Twenty-five years later, Putin still holds on to power with an iron grip, while Russia is oddly reliving the calamities of 1999-2000, only on a much greater scale. Putin has started another war, of which there is no end in sight. And now there has been an incursion into its own territory, with a more serious challenge to the regime than Basayev and Khattab’s band of ragtag fighters ever managed to muster.
The Russian authorities are facing uncomfortable questions from desperate local residents in Kursk. How could the “special military operation” that was “proceeding according to the plan” – according to the Kremlin’s repeated assurances – have gone so terribly wrong? Putin’s response has been underwhelming: the government promised 10,000-rouble (£90) handouts to those affected.

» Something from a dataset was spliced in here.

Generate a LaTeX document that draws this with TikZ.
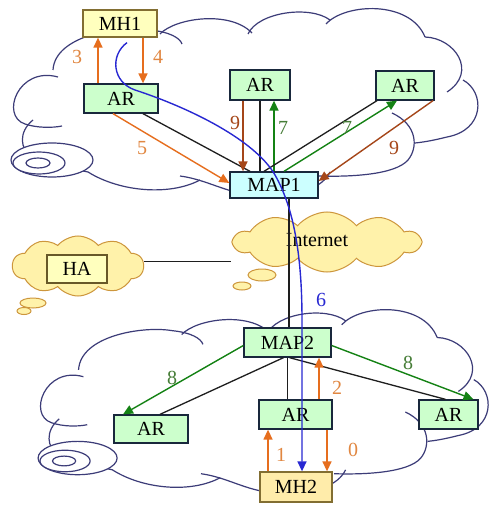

The Russian military has sent reinforcements to try to recapture the lost territory, and has been dropping guided bombs on its adversary in Kursk, which is to say: on Russia itself. Russia bombing Russia may seem like a peculiar idea, unless one recalls that this was how Putin began his reign: by brutally bombing Chechnya (then and now a part of Russia) into submission.
It is not yet clear what the Ukrainians are trying to achieve by invading the Kursk region. It may be that they are hoping to dig in and hold this territory in order to trade it for something else in later talks. It may also be that they are seeking to distract Moscow’s attention from Donbas, where the Russian army has made gains in recent weeks.
Or – and this is the most likely explanation – the Ukrainian government simply wanted to signal to its own people, and probably to the Russians, that Putin is nowhere close to victory in Ukraine and that he can’t even keep his own country secure.
Indeed, Russia’s embarrassing failure in Kursk comes in the wake of other recent humiliations, including, just over a year ago, Yevgeny Prigozhin’s abortive mutiny. Although Prigozhin backed down (and was later killed, likely after a direct order from above), his challenge to the commander-in-chief, and the ease with which he marched from Rostov-on-Don towards Moscow, exposed a debilitating weakness among the supposedly all-powerful siloviki (the security apparatus). No one marched to defend Putin’s regime against the mutineers.
In the months that followed, Putin had senior military officers arrested on charges of corruption, and replaced Prigozhin’s key detractor, the long-serving defence minister Sergei Shoigu, with a civilian technocrat. Prigozhin’s other detractor, the widely reviled and incompetent chief of the general staff Valery Gerasimov, remained in post. One would think that he would have to take responsibility for the incredibly embarrassing failure to pre-empt the invasion of Kursk. Only, in Putin’s rotten system, loyalty to the boss tends to rank higher than competence.
In August 2000, Putin met with the distraught family members of a separate Kursk catastrophe: a Russian submarine, K-141 Kursk, had sunk in the Barents Sea after an accidental torpedo explosion, killing all 118 sailors onboard. It was a very difficult, tumultuous meeting. People were shouting. Putin looked defensive. It was a period when the Russia media was still reasonably free and his sins were called out. Now, having shut down the free press, he is far beyond such sentimentalities. The tsar has grown distant from his tiresome subjects. After all these years in power, he knows that Russians’ meek resentment of their rulers doesn’t threaten him. And he has already killed and exiled those who posed any serious danger.
Still, the war continues, presently in Kursk. In the end, it has become just another flashpoint in a long, drawn-out struggle that has already devastated Ukraine, and is now coming back home to Russia to claim a bloody dividend. Putin wanted to beat the living hell out of Ukraine. Well, now, he too has learned that what goes around, comes around.
And so, 25 years on, Russia drifts uncertainly, sinking into darkness, mired in a war an ageing dictator wants desperately to win, but just doesn’t know how.